Bombshell limits its grasp with an expansive cast
There is an interesting habit in media consumption right now, brought on by the intense fracturing of the media landscape. It’s been happening for years now, likely since the beginning of cable television, but an abundance of choice has caused audiences to seek out art that reflects their own reality in order to justify their worldview.
To a certain extent, this is what art is supposed to do. Film has long been a collection of values for audiences to identify with, which often drives viewership. But it’s also challenged commonly held ideas, allowing audiences to grow and change with characters on screen.
The divided nature of both our political landscape and our media consumption has led to something of a new phenomenon, something that seems to be a combination of the two. It’s an illusion of a challenge, one that simultaneously justifies beliefs, but makes the audience feel that they are experiencing something difficult.
You can see this in effect with the release of films like Richard Jewell and perhaps to a larger extent, Bombshell. Both films have a commentary on the media. Both fall in line with typical left/right thinking. And while Richard Jewell has suffered justifiable criticism due to accuracy, it tells an important story with that careful, Clint Eastwood eye.
Bombshell tells an important story as well, with less style perhaps, but with as much empathy as it can muster. It is unlikely that the audiences for these films will cross over, which is probably more interesting than either film is on their own. Bombshell, in particular, isn’t especially great filmmaking, but it has a solid cast. It just seems to tell an incomplete story.
The film shows the downfall of Roger Ailes (John Lithgow), the brains behind the conservative Fox News network. Fox has been excoriated in countless films and books, examined and re-examined, and understandably demonized at every turn. Bombshell places these ideas—the management style, the misogyny, the “balance” as it were—very much in the background. The audience for the film already knows much of this.
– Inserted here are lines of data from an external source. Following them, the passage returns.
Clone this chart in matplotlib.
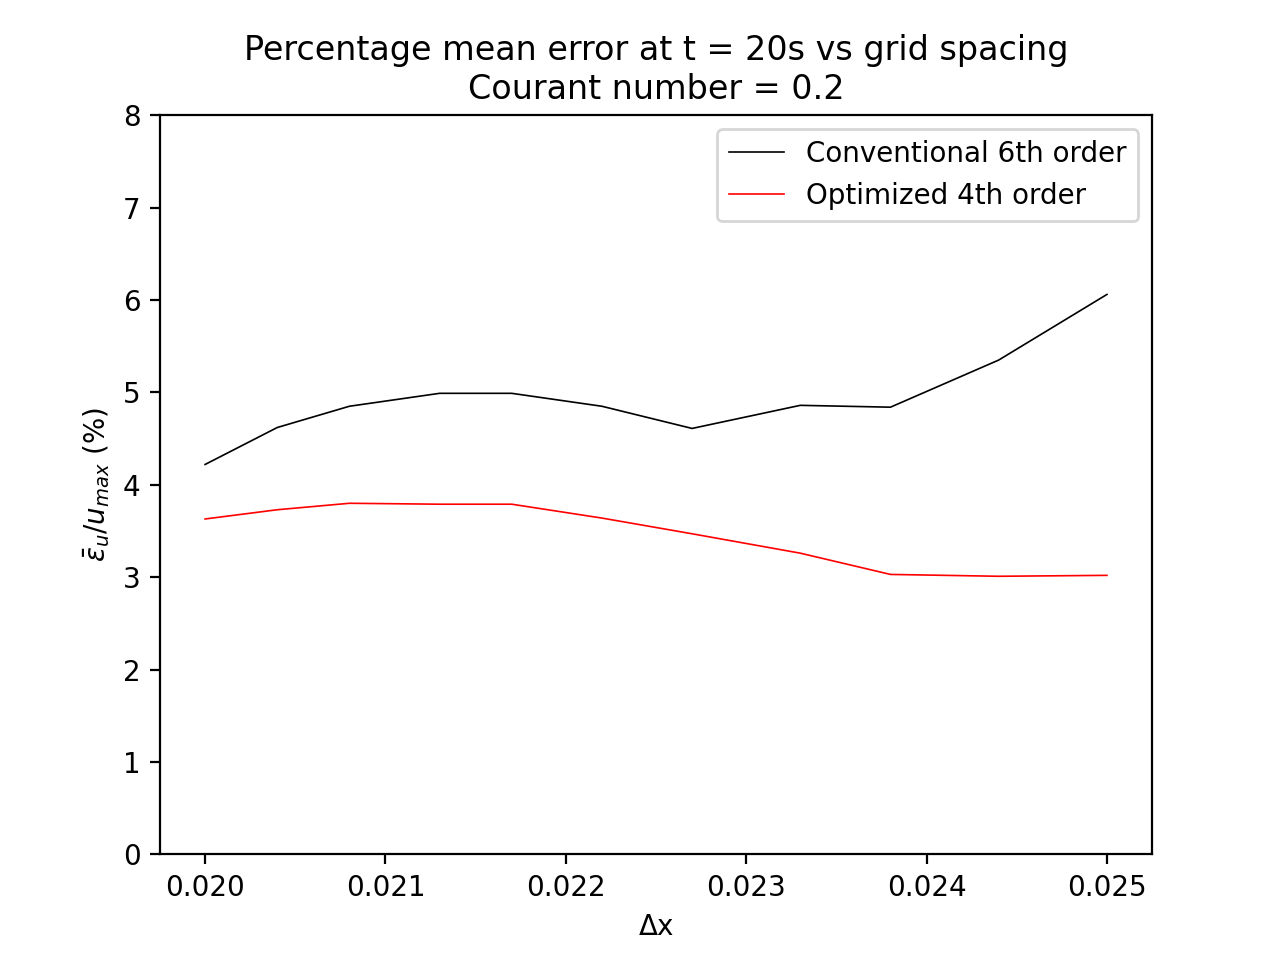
import matplotlib
matplotlib.use("Agg")
import matplotlib.pyplot as plt

dx = [0.0200, 0.0204, 0.0208, 0.0213, 0.0217, 0.0222, 0.0227, 0.0233, 0.0238, 0.0244, 0.0250]
conv6 = [4.22, 4.62, 4.85, 4.99, 4.99, 4.85, 4.61, 4.86, 4.84, 5.35, 6.06]
opt4 = [3.63, 3.73, 3.80, 3.79, 3.79, 3.64, 3.47, 3.26, 3.03, 3.01, 3.02]

fig, ax = plt.subplots(figsize=(6.4, 4.8), dpi=200)
ax.plot(dx, conv6, color="black", linewidth=0.6, label="Conventional 6th order")
ax.plot(dx, opt4, color="red", linewidth=0.6, label="Optimized 4th order")
ax.set_ylim(0, 8)
ax.set_xticks([0.020, 0.021, 0.022, 0.023, 0.024, 0.025])
ax.set_xlabel("Δx")
ax.set_ylabel(r"$\bar{\varepsilon}_u/u_{max}$ (%)")
ax.set_title("Percentage mean error at t = 20s vs grid spacing\nCourant number = 0.2")
ax.legend(loc="upper right")
fig.savefig("out.png", dpi=200)
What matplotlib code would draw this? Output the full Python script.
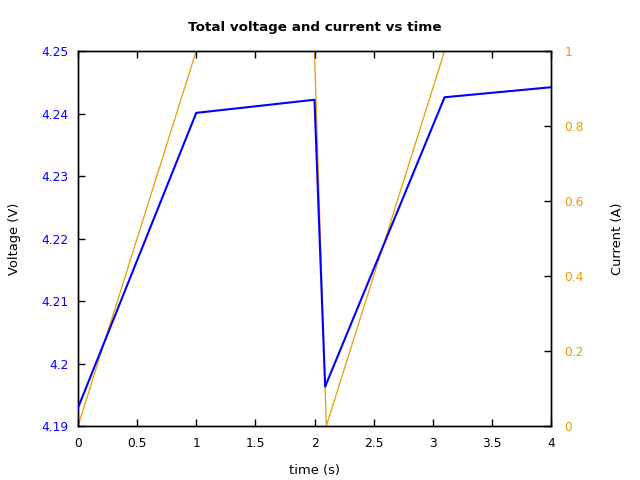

Instead, the film is character driven, looking directly at the women who work for the agency and their treatment at the hands of the chairman and CEO. More specifically, it focuses on Gretchen Carlson (Nicole Kidman), Megyn Kelly (Charlize Theron), and a fictionalized newcomer named Kayla (Margot Robbie) as they come to terms with standing up for themselves.
Both Carlson and Kelly are well known former Fox personalities, each having been highly criticized by the left for their contributions to the degradation of public discourse we now enjoy.
But Bombshell isn’t interested in demonizing them. There’s a section of the audience who undoubtedly feels self-satisfaction at the way these women were treated. They were working for the enemy after all. But as we’ve seen over the past few years, Fox is not alone in its culture of harassment. It’s an industry wide problem.
This again makes the topic more compelling than the film itself. Bombshell sort of plods its way through the plot points, things the audience already knows, without revealing much we didn’t. Given the insular nature of the Fox apparatus, it’s unlikely that the characterizations of the main characters are exact and it’s hard to know where the inventions are found.
As I said, the film goes easy on Carlson and Kelly. Maybe too easy. But their politics should be beside the point. Neither has had a strong career after this incident. Kelly in particular, had a very public flame out at NBC. Some of this can be attributed poor editorial choices on her show, like giving Alex Jones a platform, but there were other stories.
Stories about her rudeness. Her likability. The way she treated staff and crew.
The film reinforces Ailes habit of leaking stories to make himself look better. There’s no question that he would leak stories to make his enemies look worse. Does anyone really think that he stopped after being removed from his position? Do we really believe that NBC was above the same behavior? The film doesn’t touch on the aftermath, on the future of its characters.
Bombshell shouldn’t have been just a Fox story. It feels too limited in scope. It is only elevated by the actors themselves. The filmmakers wanted to have something to say, but they were too short-sighted to see what it could have been.